Miron Zownir: Naja, etwa ein bis zwei Jahre vor der Ausstellung in den Deichtorhallen war das Medieninteresse an meiner Arbeit schon enorm angestiegen. Das lag vor allem an meinen letzten drei Fotobüchern. „Down &Out in Moscow“, „Ukrainian Night“ und „NYC RIP“. Dazu kam, dass ich mit der Hardhitta Gallery von Bene Taschen endlich adäquat repräsentiert wurde. Unter anderem auf der Paris Photo und anderen großen Messen. Ich wurde außerdem zweimal hintereinander für den Lead Award vorgeschlagen und meine Ausstellungen waren immer gut besucht. Man muss ja nicht Main Stream sein, um eine Galerie voll zu bekommen. Wahrscheinlich bin ich seit den Deichtorhallen für eine breitere Gesellschaftsschicht von einer Persona non grata zum Enfant Terrible aufgestiegen. Politisch unkorrekt oder fragwürdig werde ich für viele trotzdem weiterhin bleiben. Dafür sind meine Fotos, Filme oder Bücher einfach zu unbequem.

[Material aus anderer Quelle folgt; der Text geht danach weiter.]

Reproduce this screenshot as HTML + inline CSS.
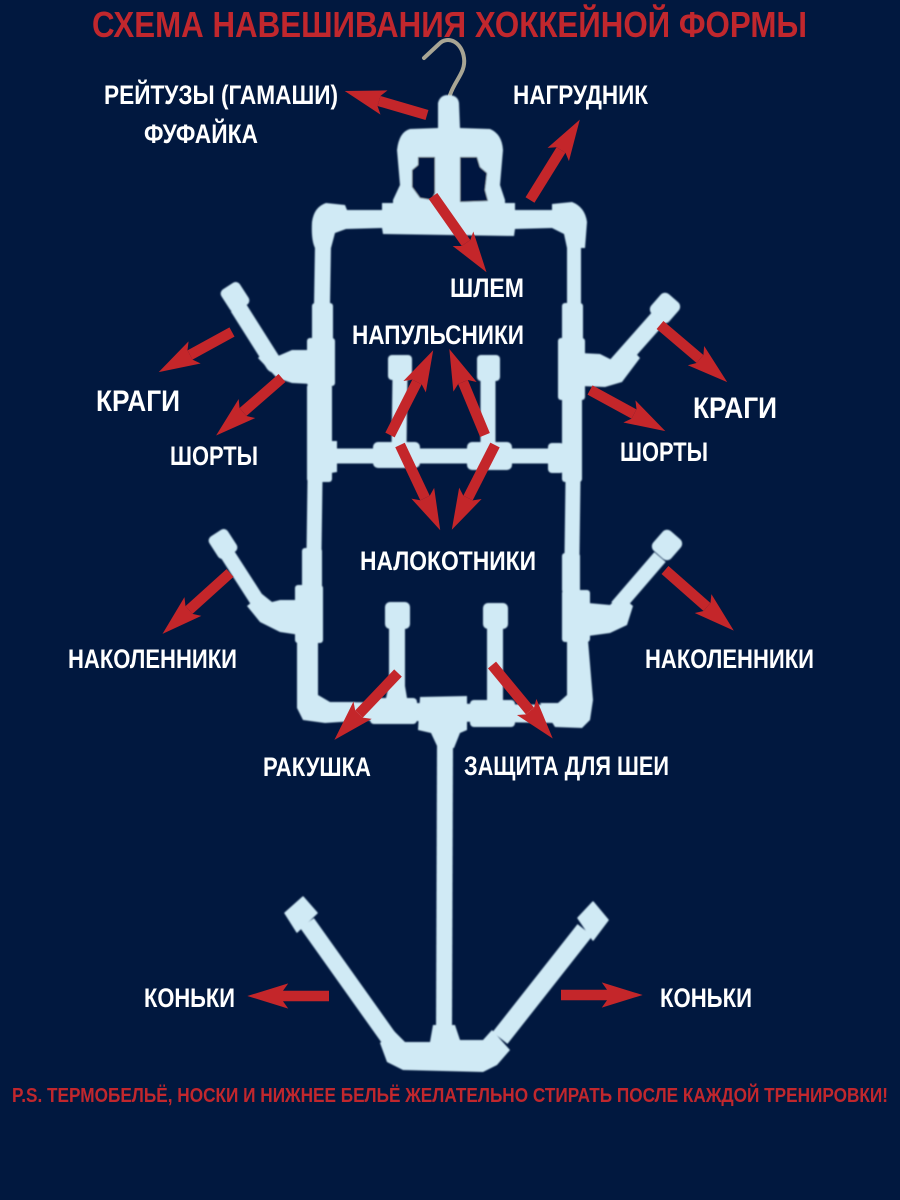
<!DOCTYPE html>
<html><head><meta charset="utf-8"><style>
html,body{margin:0;padding:0;background:#01183f}
svg{display:block}
text{font-family:"Liberation Sans",sans-serif;font-weight:bold;fill:#fff}
.r{fill:#c1272d}
.p{fill:none;stroke:#d0eaf5;stroke-linejoin:round;stroke-linecap:butt}
.a{stroke:#c4262a;stroke-width:10.5;fill:none;marker-end:url(#h)}
.j,.c{fill:#d0eaf5}
</style></head><body>
<svg width="900" height="1200" viewBox="0 0 900 1200" xmlns="http://www.w3.org/2000/svg">
<defs>
<marker id="h" markerUnits="strokeWidth" markerWidth="6" markerHeight="4" viewBox="-1 -2 5 4" refX="0" refY="0" orient="auto" overflow="visible">
<path d="M0,.5 L-.5,1.2 L3.4,0 L-.5,-1.2 L0,-.5 Z" fill="#c4262a"/>
</marker>
<filter id="b" x="-2%" y="-2%" width="104%" height="104%"><feGaussianBlur stdDeviation="0.8"/></filter>
</defs>
<rect width="900" height="1200" fill="#01183f"/>

<text class="r" x="92" y="37" font-size="36" textLength="715" lengthAdjust="spacingAndGlyphs">СХЕМА НАВЕШИВАНИЯ ХОККЕЙНОЙ ФОРМЫ</text>

<path d="M450,95 C455,80 466,72 464,58 C462,42 448,35 439,44 L424,58" fill="none" stroke="#a8a594" stroke-width="4" stroke-linecap="round"/>

<g filter="url(#b)">
<!-- hanger top -->
<path class="j" d="M438,103 Q440,95 448,95 Q458,95 459,103 L460,128 L490,129 Q502,134 503,150 L500,185 L505,200 L505,206 L393,206 L393,200 L400,185 L397,150 Q399,132 410,129 L438,128 Z"/>
<path fill="#01183f" d="M418,157 L435,157 L435,193 L432,200 L420,198 L412,187 L412,170 L418,165 Z"/>
<path fill="#01183f" d="M460,157 L477,157 L480,167 L487,173 L485,190 L488,201 L460,202 Z"/>
<!-- frame top -->
<path class="j" d="M312,222 Q314,207 326,203 L345,205 L347,210 L382,210 L382,203 L515,203 L515,210 L552,210 L552,204 L572,202 Q585,207 587,222 L585,248 L567,248 L564,234 L552,228 L515,229 L514,236 L383,234 L382,228 L346,229 L335,233 L331,248 L315,248 Q311,240 312,222 Z"/>
<!-- left vertical -->
<path class="p" stroke-width="16" d="M323,245 L322,305"/>
<rect class="j" x="312" y="303" width="21" height="40" rx="3"/>
<rect class="j" x="307" y="338" width="28" height="48" rx="3"/>
<rect class="j" x="307" y="384" width="25" height="98" rx="3"/>
<path class="p" stroke-width="15" d="M315,480 L314,552"/>
<!-- right vertical -->
<path class="p" stroke-width="14" d="M574,245 L574,305"/>
<rect class="j" x="562" y="303" width="21" height="40" rx="3"/>
<rect class="j" x="558" y="338" width="27" height="62" rx="3"/>
<rect class="j" x="562" y="396" width="20" height="86" rx="3"/>
<path class="p" stroke-width="15" d="M573,480 L572,555"/>
<!-- mid bar -->
<path class="p" stroke-width="15" d="M325,456 L555,456"/>
<rect class="j" x="373" y="442" width="47" height="26" rx="5"/>
<rect class="j" x="467" y="442" width="45" height="28" rx="5"/>
<rect class="j" x="548" y="443" width="16" height="30" rx="4"/>
<path class="j" d="M325,441 L337,441 L337,472 L325,474 Z"/>
<!-- mid uprights -->
<path class="p" stroke-width="15" d="M400,375 L399,450"/>
<path class="p" stroke-width="15" d="M488,375 L488,450"/>
<rect class="j" x="388" y="355" width="24" height="25" rx="4"/>
<rect class="j" x="477" y="355" width="23" height="26" rx="4"/>
<!-- upper arms -->
<path class="p" stroke-width="17" d="M308,366 L274,364 L238,307"/>
<path class="j" d="M292,350 L312,350 L312,384 L292,383 L277,378 L258,358 L268,348 L278,356 Z"/>
<rect class="c" x="224" y="284" width="22" height="26" rx="5" transform="rotate(-33 235 297)"/>
<path class="p" stroke-width="17" d="M590,370 L614,368 L660,316"/>
<path class="j" d="M580,353 L600,354 L612,360 L628,345 L640,358 L622,382 L605,387 L580,386 Z"/>
<rect class="c" x="653" y="295" width="24" height="26" rx="6" transform="rotate(41 665 308)"/>
<!-- lower frame: left -->
<rect class="j" x="302" y="548" width="20" height="40" rx="3"/>
<rect class="j" x="295" y="585" width="28" height="58" rx="3"/>
<path class="j" d="M297,640 L318,640 L318,695 L330,702 L355,702 L355,721 L325,723 L303,720 L297,708 Z"/>
<!-- lower frame: right -->
<rect class="j" x="562" y="553" width="18" height="40" rx="3"/>
<rect class="j" x="562" y="590" width="28" height="52" rx="3"/>
<path class="j" d="M567,640 L588,640 L593,700 L590,720 L582,728 L555,727 L540,703 L558,703 L567,695 Z"/>
<!-- bottom bar -->
<path class="p" stroke-width="18" d="M340,711 L560,714"/>
<rect class="j" x="370" y="698" width="47" height="26" rx="4"/>
<rect class="j" x="470" y="700" width="45" height="27" rx="4"/>
<path class="j" d="M420,697 L467,696 L467,730 L460,733 L454,748 L438,748 L431,733 L418,730 Z"/>
<!-- lower arms -->
<path class="p" stroke-width="15" d="M262,608 L226,552"/>
<path class="j" d="M300,600 L280,600 L272,602 L262,594 L247,606 L260,622 L280,632 L300,635 Z"/>
<rect class="c" x="212" y="531" width="22" height="26" rx="5" transform="rotate(-33 223 544)"/>
<path class="p" stroke-width="15" d="M617,607 L660,557"/>
<path class="j" d="M588,603 L610,605 L620,595 L633,606 L627,625 L610,633 L588,636 Z"/>
<rect class="c" x="655" y="532" width="24" height="26" rx="6" transform="rotate(41 667 545)"/>
<!-- lower uprights -->
<path class="p" stroke-width="16" d="M397,620 L397,705"/>
<path class="p" stroke-width="16" d="M495,620 L495,705"/>
<path class="j" d="M390,680 L404,680 L407,698 L386,698 Z"/>
<rect class="j" x="385" y="602" width="25" height="27" rx="5"/>
<rect class="j" x="483" y="603" width="25" height="26" rx="5"/>
<!-- stem -->
<path class="p" stroke-width="16" d="M445,745 L444,1030"/>
<!-- skate bar -->
<path class="p" stroke-width="17" d="M307,923 L388,1037"/>
<path class="p" stroke-width="19" d="M585,930 L500,1038"/>
<path class="j" d="M285,913 L303,897 L317,913 L297,932 Z" stroke="#d0eaf5" stroke-width="1.5" stroke-linejoin="round"/>
<path class="j" d="M578,918 L593,902 L608,920 L593,940 Z" stroke="#d0eaf5" stroke-width="1.5" stroke-linejoin="round"/>
<path class="j" d="M380,1043 L393,1030 L405,1042 L430,1042 L433,1025 L455,1025 L460,1040 L483,1040 L492,1030 L510,1050 L497,1065 L483,1072 L403,1070 L387,1062 Z"/>
</g>

<!-- arrows -->
<path class="a" d="M427,115 L379,101"/>
<path class="a" d="M530,200 L561,150"/>
<path class="a" d="M433,196 L466,243"/>
<path class="a" d="M232,332 L190,355"/>
<path class="a" d="M282,378 L243,412"/>
<path class="a" d="M660,325 L700,359"/>
<path class="a" d="M590,390 L634,414"/>
<path class="a" d="M390,435 L417,382"/>
<path class="a" d="M485,435 L463,382"/>
<path class="a" d="M400,445 L425,498"/>
<path class="a" d="M495,445 L468,498"/>
<path class="a" d="M230,573 L189,610"/>
<path class="a" d="M665,570 L707,607"/>
<path class="a" d="M398,673 L359,714"/>
<path class="a" d="M492,665 L530,711"/>
<path class="a" d="M329,996 L283,996"/>
<path class="a" d="M561,995 L607,995"/>

<!-- labels -->
<text x="104" y="104" font-size="27" textLength="234" lengthAdjust="spacingAndGlyphs">РЕЙТУЗЫ (ГАМАШИ)</text>
<text x="144" y="143" font-size="27" textLength="114" lengthAdjust="spacingAndGlyphs">ФУФАЙКА</text>
<text x="513" y="104" font-size="27" textLength="135" lengthAdjust="spacingAndGlyphs">НАГРУДНИК</text>
<text x="450" y="297" font-size="27" textLength="74" lengthAdjust="spacingAndGlyphs">ШЛЕМ</text>
<text x="352" y="344" font-size="27" textLength="172" lengthAdjust="spacingAndGlyphs">НАПУЛЬСНИКИ</text>
<text x="96" y="411" font-size="30" textLength="84" lengthAdjust="spacingAndGlyphs">КРАГИ</text>
<text x="170" y="465" font-size="27" textLength="88" lengthAdjust="spacingAndGlyphs">ШОРТЫ</text>
<text x="693" y="418" font-size="30" textLength="84" lengthAdjust="spacingAndGlyphs">КРАГИ</text>
<text x="620" y="461" font-size="27" textLength="88" lengthAdjust="spacingAndGlyphs">ШОРТЫ</text>
<text x="360" y="570" font-size="27" textLength="176" lengthAdjust="spacingAndGlyphs">НАЛОКОТНИКИ</text>
<text x="68" y="668" font-size="27" textLength="169" lengthAdjust="spacingAndGlyphs">НАКОЛЕННИКИ</text>
<text x="645" y="668" font-size="27" textLength="169" lengthAdjust="spacingAndGlyphs">НАКОЛЕННИКИ</text>
<text x="263" y="776" font-size="27" textLength="108" lengthAdjust="spacingAndGlyphs">РАКУШКА</text>
<text x="464" y="775" font-size="27" textLength="205" lengthAdjust="spacingAndGlyphs">ЗАЩИТА ДЛЯ ШЕИ</text>
<text x="144" y="1007" font-size="27" textLength="91" lengthAdjust="spacingAndGlyphs">КОНЬКИ</text>
<text x="660" y="1007" font-size="27" textLength="92" lengthAdjust="spacingAndGlyphs">КОНЬКИ</text>
<text class="r" x="12" y="1102" font-size="20" textLength="876" lengthAdjust="spacingAndGlyphs">P.S. ТЕРМОБЕЛЬЁ, НОСКИ И НИЖНЕЕ БЕЛЬЁ ЖЕЛАТЕЛЬНО СТИРАТЬ ПОСЛЕ КАЖДОЙ ТРЕНИРОВКИ!</text>
</svg>
</body></html>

Jens Pepper: Welche Fotografen, Filmemacher und Autoren sind derzeit für dich persönlich von Bedeutung, welche waren es zu Beginn deiner Laufbahn? Gab oder gibt es Inspirationen aus dieser Ecke?

Miron Zownir: Soweit ich zurückdenken kann, war ich musisch veranlagt. Ein Sucher, Beobachter und Träumer, während meine Vorfahren wahrscheinlich eher praktisch und pragmatisch waren oder sein mussten, weil sie sich die Flausen, Privilegien und Freiräume eines introvertierteren Lebens nicht leisten konnten.

Allerdings war mein Großvater mütterlicherseits während der Nazizeit Kommunist und die Familie meines Vaters wurde wegen ihrer antisowjetischen Haltung nach Sibirien verbannt. Also waren unter meinen Vorfahren durchaus Idealisten.

Aber zur Frage: Zuerst hatten mich die Märchen von Andersen oder den Gebrüder Grimm fasziniert, die illustrierten Klassiker wie Moby Dick oder Don Quijote, natürlich Comic-Hefte, Erwachsenen-Magazine wie Stern, Neue Revue oder Quick, alles was mein Weltbild erweitert hat. Mit dreizehn fiel mir „Der Fremde“ von Camus in die Hände und von da an habe ich mich autodidaktisch durch die Weltliteratur gelesen. Alles in allem haben Dostojewski, Shakespeare, Nietzsche und Kafka den nachhaltigsten Eindruck in mir hinterlassen. Aus der neueren Zeit haben mich wahrscheinlich Camus, Bukowski, Hubert Selby, Genet und Celine am meisten beeindruckt.

Mein erster Kinofilm mit acht oder so, war ein Western von John Ford mit John Wayne, wobei mich der Vorfilm „Das Mädchen mit den Schwefelhölzern“ von Renoir damals fast noch mehr fasziniert hat. Aus der langen Liste von Filmemachern würde ich wahrscheinlich Eisenstein, Keaton, Chaplin, Murnau, Bunuel, Bergmann, Melville, Polanski, Kubrick, Bertolucci, Kurosawa, Fassbinder, Herzog, Clouzot, Toni Richardson und Orson Welles nennen.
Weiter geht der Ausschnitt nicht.